No really, I don’t. Actually, I vehemently oppose the practice.
To understand why, we need to go back a bit. When I was a kid, every New Year’s Eve I’d be asked about my resolutions, and I’d loudly proclaim them, having thought about them in preparation.
By the time I was 10 or 12, I was completely disillusioned with the whole thing. Each year started with such promise, such optimism, yet a few months in, I’d feel like I was letting myself and people around me down.
So I stopped.
And here’s the thing – many years later, after being suspended from university and having to essentially start building from scratch, I came to two conclusions.
- We are made up of habits.
- I suck at lofty but well-intended, noble goals.
This wasn’t a sudden realisation. Oh no, not at all. It came from a dark time, the biggest failure I had faced, a shattered ego and sense of self, unforgiving intense inquiry into my self, my actions, the causes and reasons for getting where I was.

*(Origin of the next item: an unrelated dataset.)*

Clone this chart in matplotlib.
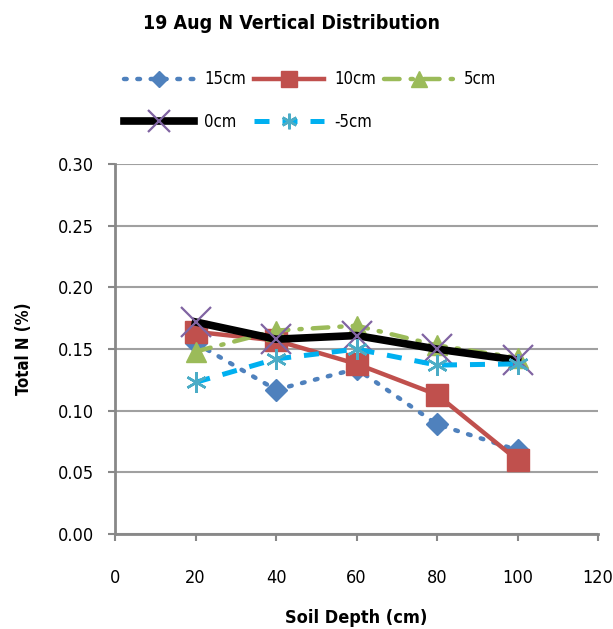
import matplotlib
matplotlib.use("Agg")
import matplotlib.pyplot as plt

# Soil depth (cm) and total N (%) per sensor height
depth = [20, 40, 60, 80, 100]
n_15cm = [0.155, 0.117, 0.134, 0.089, 0.068]
n_10cm = [0.164, 0.157, 0.138, 0.113, 0.060]
n_5cm = [0.148, 0.165, 0.169, 0.153, 0.143]
n_0cm = [0.172, 0.158, 0.161, 0.150, 0.141]
n_m5cm = [0.123, 0.142, 0.150, 0.137, 0.138]

y_ticks = [0.00, 0.05, 0.10, 0.15, 0.20, 0.25, 0.30]
x_ticks = [0, 20, 40, 60, 80, 100, 120]

plt.rcParams["font.family"] = ["DejaVu Sans"]
plt.rcParams["font.stretch"] = "condensed"

fig = plt.figure(figsize=(6.13, 6.29), dpi=100)
ax = fig.add_axes([0.1876, 0.151, 0.788, 0.588])

l15, = ax.plot(depth, n_15cm, color="#4F81BD", linestyle=(0, (0.6, 2.4)),
               linewidth=3.2, dash_capstyle="round", marker="D", markersize=11.5,
               label="15cm")
l10, = ax.plot(depth, n_10cm, color="#C0504D", linewidth=3.2, marker="s",
               markersize=15.5, label="10cm")
l5, = ax.plot(depth, n_5cm, color="#9BBB59", linestyle=(0, (3.5, 2.5, 0.5, 2.5)),
              linewidth=3.2, dash_capstyle="round", marker="^", markersize=15,
              label="5cm")
l0, = ax.plot(depth, n_0cm, color="black", linewidth=5.5, marker="x",
              markersize=22, markeredgecolor="#8064A2", markeredgewidth=1.6,
              label="0cm")
lm5, = ax.plot(depth, n_m5cm, color="#00B0F0", linestyle=(0, (3, 2.6)),
               linewidth=3.6, marker=(6, 2, 0), markersize=15,
               markeredgecolor="#4BACC6", markeredgewidth=1.8, label="-5cm")

ax.set_xlim(0, 120)
ax.set_ylim(0, 0.30)
ax.set_xticks(x_ticks)
ax.set_yticks(y_ticks)
ax.set_yticklabels([f"{v:.2f}" for v in y_ticks])
ax.tick_params(axis="both", direction="out", length=5, width=1.5, color="#888888",
               labelsize=13, pad=10)
ax.tick_params(axis="x", pad=20)
ax.grid(axis="y", color="#A0A0A0", linewidth=1.5)
ax.set_axisbelow(True)
for side in ["top", "right"]:
    ax.spines[side].set_visible(False)
for side in ["left", "bottom"]:
    ax.spines[side].set_color("#888888")
    ax.spines[side].set_linewidth(2.0)

ax.set_xlabel("Soil Depth (cm)", fontsize=13, fontweight="bold", labelpad=16)
ax.set_ylabel("Total N (%)", fontsize=12, fontweight="bold", labelpad=18)
fig.suptitle("19 Aug N Vertical Distribution", fontsize=14, fontweight="bold",
             x=0.476, y=0.978)

fig.legend(handles=[l15, l0, l10, lm5, l5], loc="upper left",
           bbox_to_anchor=(0.178, 0.912), ncol=3, frameon=False, fontsize=12,
           handlelength=4.2, columnspacing=0.5, labelspacing=1.45,
           handletextpad=0.6, markerscale=0.75)

fig.savefig("out.png", dpi=100)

But that first point – that was a major lightbulb moment when I put it together. We get used to acting the way we act, reacting the way we do, living the way we live. We don’t even think about these things on a daily basis. Setting one huge goal for the sake of it blinds us from all the little tiny changes we need to make in order to get there. We set a result without mapping the route. In startup terms – we talk about exit strategies without having done the gruelling product and customer grind.
What works for me is having a vague goal coupled with piecemeal chipping away and constant vigilance. And experimentation. Oh, the glorious data collection! Touching up and tweaking as we go along. Knowing that the 31st of Dec isn’t a deadline. The fun ends when I die dammit!
I’ve been reflecting on and investigating the past year a lot (more on that soon…ish) and have been making use of these ‘processes’ a lot. Processes are consistent slow-release happy pills. That’s much much more than resolutions have ever been for me.